Anthony Hazard
- Ethnic Studies, St. Joseph's Hall, 105
- 1-408-551-7895
My research and teaching focus on 20 th century transnational U.S. history, the history of anthropology, and race and racism. I completed the PhD in History at Temple University, and have held the postdoctoral fellowship in Science in Human Culture at Northwestern University and the Inclusive Excellence Postdoctoral Fellowship at Santa Clara University. I have also been a graduate associate at the Center for the Humanities at Temple University, and a Resident Library Fellow at the American Philosophical Society. I am currently an assistant professor of Ethnic Studies and History at Santa Clara.
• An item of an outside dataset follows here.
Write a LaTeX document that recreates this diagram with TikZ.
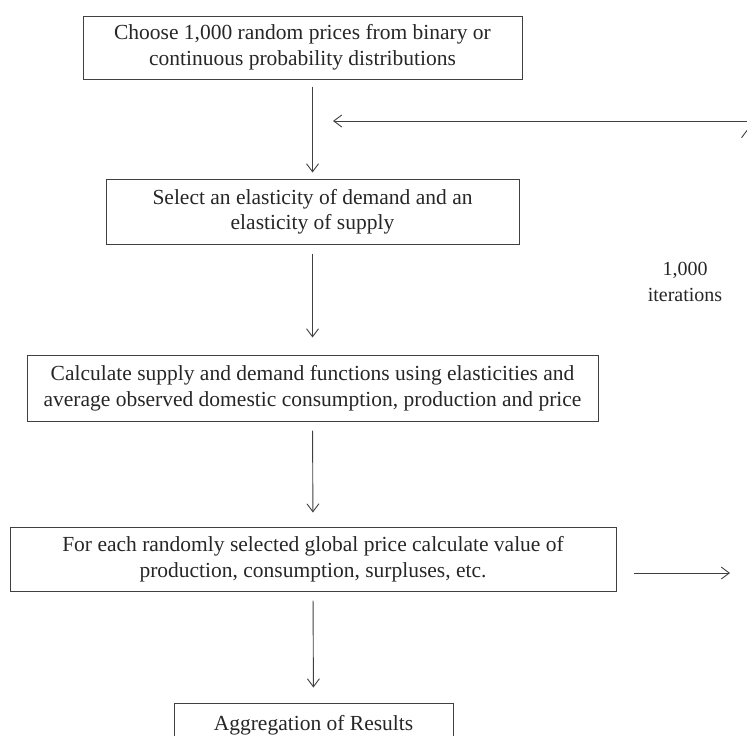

My first book, Postwar Anti-racism: The United States, Unesco, and ‘Race’, 1945-1968 (Palgrave 2012) examined the interplay of U.S. cultural foreign relations and the production of scientific theories of race at the United Nations, Educational, Scientific, and Cultural Organization immediately following World War II. My current book project Boasians at War: Anthropology, ‘Race’ and World War II takes a short step back in time to World War II proper, and explores the ways in which Boasian anthropologists including Boas himself, Ruth Benedict, Margaret Mead, Ashley Montagu, and Melville Herskovits, grappled with the tensions of their anti-racist activist scholarship and the strictures of wartime nationalism in the United States.